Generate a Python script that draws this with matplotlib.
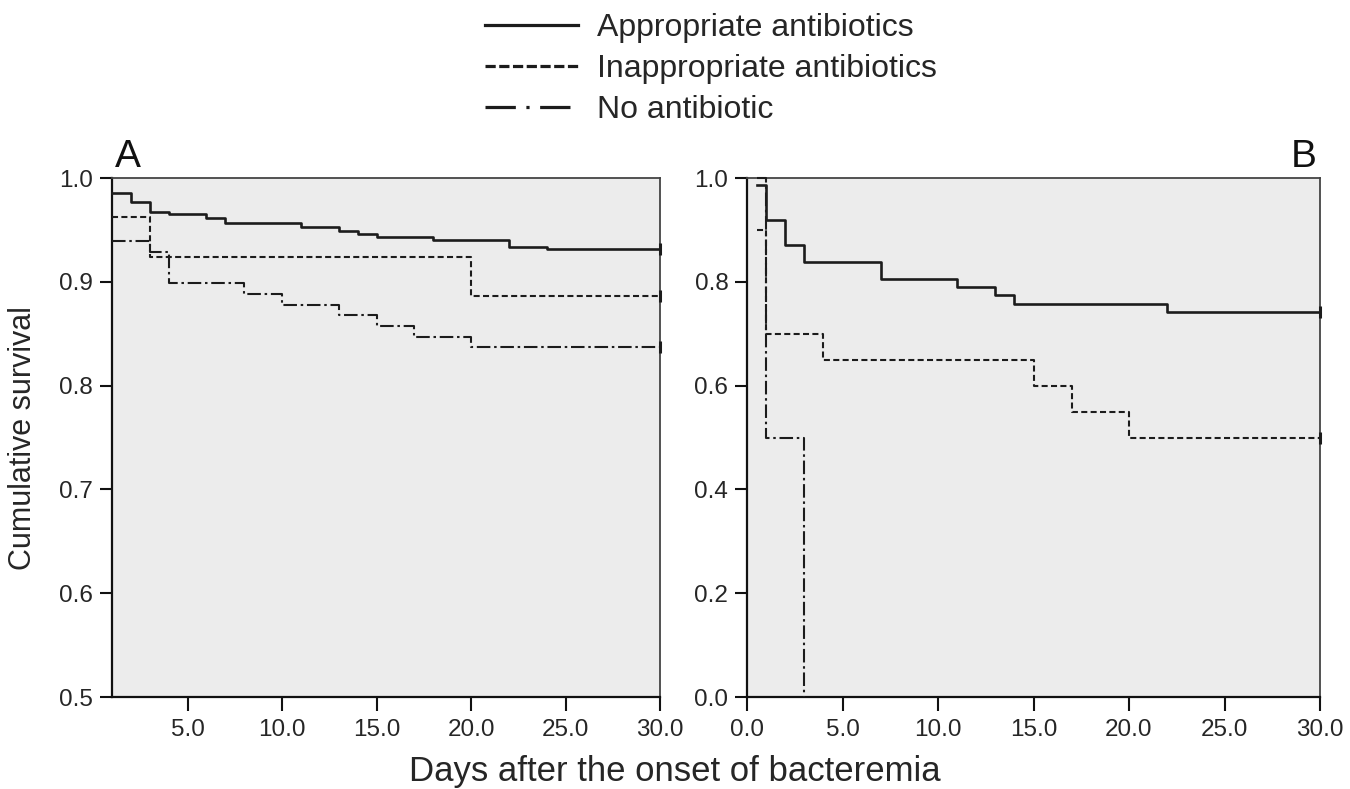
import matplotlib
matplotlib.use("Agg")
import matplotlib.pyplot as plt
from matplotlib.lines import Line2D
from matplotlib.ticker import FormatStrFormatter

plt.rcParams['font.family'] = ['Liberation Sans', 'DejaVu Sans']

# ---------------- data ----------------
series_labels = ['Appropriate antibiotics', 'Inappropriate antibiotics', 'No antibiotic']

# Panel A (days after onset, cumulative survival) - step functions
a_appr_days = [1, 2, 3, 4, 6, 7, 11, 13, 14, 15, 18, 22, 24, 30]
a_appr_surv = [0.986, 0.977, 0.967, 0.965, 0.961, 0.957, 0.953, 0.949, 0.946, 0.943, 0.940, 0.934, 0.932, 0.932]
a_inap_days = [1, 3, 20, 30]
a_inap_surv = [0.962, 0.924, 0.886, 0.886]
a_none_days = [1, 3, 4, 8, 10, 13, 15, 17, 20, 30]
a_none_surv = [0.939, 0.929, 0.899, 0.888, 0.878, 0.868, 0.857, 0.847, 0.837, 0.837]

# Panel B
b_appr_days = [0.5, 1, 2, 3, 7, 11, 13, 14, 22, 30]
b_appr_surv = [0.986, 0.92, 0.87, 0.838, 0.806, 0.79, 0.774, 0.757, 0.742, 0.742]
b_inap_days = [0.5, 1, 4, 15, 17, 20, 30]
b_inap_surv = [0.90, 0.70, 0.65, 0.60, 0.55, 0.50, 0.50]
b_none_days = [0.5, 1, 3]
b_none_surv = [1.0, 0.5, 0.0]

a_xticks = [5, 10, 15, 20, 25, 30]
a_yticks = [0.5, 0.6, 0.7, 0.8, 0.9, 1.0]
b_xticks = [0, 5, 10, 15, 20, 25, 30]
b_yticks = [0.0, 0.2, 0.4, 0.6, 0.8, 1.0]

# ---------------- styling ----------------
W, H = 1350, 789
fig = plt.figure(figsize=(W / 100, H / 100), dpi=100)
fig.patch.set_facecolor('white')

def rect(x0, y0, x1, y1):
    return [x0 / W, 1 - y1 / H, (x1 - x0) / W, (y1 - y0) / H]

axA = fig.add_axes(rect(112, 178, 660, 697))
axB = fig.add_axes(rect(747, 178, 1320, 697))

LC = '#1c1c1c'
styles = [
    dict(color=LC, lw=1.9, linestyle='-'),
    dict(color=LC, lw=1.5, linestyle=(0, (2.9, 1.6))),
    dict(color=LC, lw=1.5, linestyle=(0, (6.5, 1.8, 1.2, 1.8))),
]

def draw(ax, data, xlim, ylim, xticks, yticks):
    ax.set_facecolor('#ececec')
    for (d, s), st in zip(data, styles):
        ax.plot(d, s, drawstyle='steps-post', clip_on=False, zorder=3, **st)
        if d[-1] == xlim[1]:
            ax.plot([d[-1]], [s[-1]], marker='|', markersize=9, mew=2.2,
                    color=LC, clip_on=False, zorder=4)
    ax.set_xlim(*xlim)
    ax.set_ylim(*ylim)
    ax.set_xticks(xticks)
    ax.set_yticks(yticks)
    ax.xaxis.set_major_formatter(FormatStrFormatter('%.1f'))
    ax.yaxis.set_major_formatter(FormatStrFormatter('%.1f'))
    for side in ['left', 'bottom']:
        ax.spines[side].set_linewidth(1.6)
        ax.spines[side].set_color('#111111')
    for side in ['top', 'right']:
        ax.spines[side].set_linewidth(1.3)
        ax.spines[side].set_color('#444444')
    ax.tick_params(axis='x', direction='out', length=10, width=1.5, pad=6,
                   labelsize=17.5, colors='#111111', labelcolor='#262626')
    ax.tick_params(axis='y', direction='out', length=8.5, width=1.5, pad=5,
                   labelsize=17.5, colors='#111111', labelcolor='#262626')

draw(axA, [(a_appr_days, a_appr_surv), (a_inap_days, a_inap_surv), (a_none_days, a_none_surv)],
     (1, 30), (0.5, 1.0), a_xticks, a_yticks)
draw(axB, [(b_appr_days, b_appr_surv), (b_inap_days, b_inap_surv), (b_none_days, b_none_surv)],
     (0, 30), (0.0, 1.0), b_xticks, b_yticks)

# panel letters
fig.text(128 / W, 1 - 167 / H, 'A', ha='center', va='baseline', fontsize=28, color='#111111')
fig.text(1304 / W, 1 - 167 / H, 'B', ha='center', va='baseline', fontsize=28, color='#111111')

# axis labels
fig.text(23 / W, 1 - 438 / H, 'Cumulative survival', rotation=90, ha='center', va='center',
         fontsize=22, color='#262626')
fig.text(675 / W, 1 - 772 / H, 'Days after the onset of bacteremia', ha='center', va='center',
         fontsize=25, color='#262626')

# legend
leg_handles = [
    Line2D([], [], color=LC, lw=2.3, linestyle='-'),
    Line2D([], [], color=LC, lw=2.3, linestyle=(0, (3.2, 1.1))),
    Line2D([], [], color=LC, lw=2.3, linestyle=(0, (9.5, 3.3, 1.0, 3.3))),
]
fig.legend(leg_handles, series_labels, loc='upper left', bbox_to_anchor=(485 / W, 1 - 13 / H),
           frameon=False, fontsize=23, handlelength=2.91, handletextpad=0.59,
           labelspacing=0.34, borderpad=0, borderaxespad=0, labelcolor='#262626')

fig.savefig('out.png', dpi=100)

◆ ◆ ◆ ◆

▸ Exercise description
Please reproduce the listing exactly from its opening line through the line that contains "series_labels = ['Appropriate", both included, with all pictures omitted.

▸ Result of the task
Generate a Python script that draws this with matplotlib.
import matplotlib
matplotlib.use("Agg")
import matplotlib.pyplot as plt
from matplotlib.lines import Line2D
from matplotlib.ticker import FormatStrFormatter

plt.rcParams['font.family'] = ['Liberation Sans', 'DejaVu Sans']

# ---------------- data ----------------
series_labels = ['Appropriate antibiotics', 'Inappropriate antibiotics', 'No antibiotic']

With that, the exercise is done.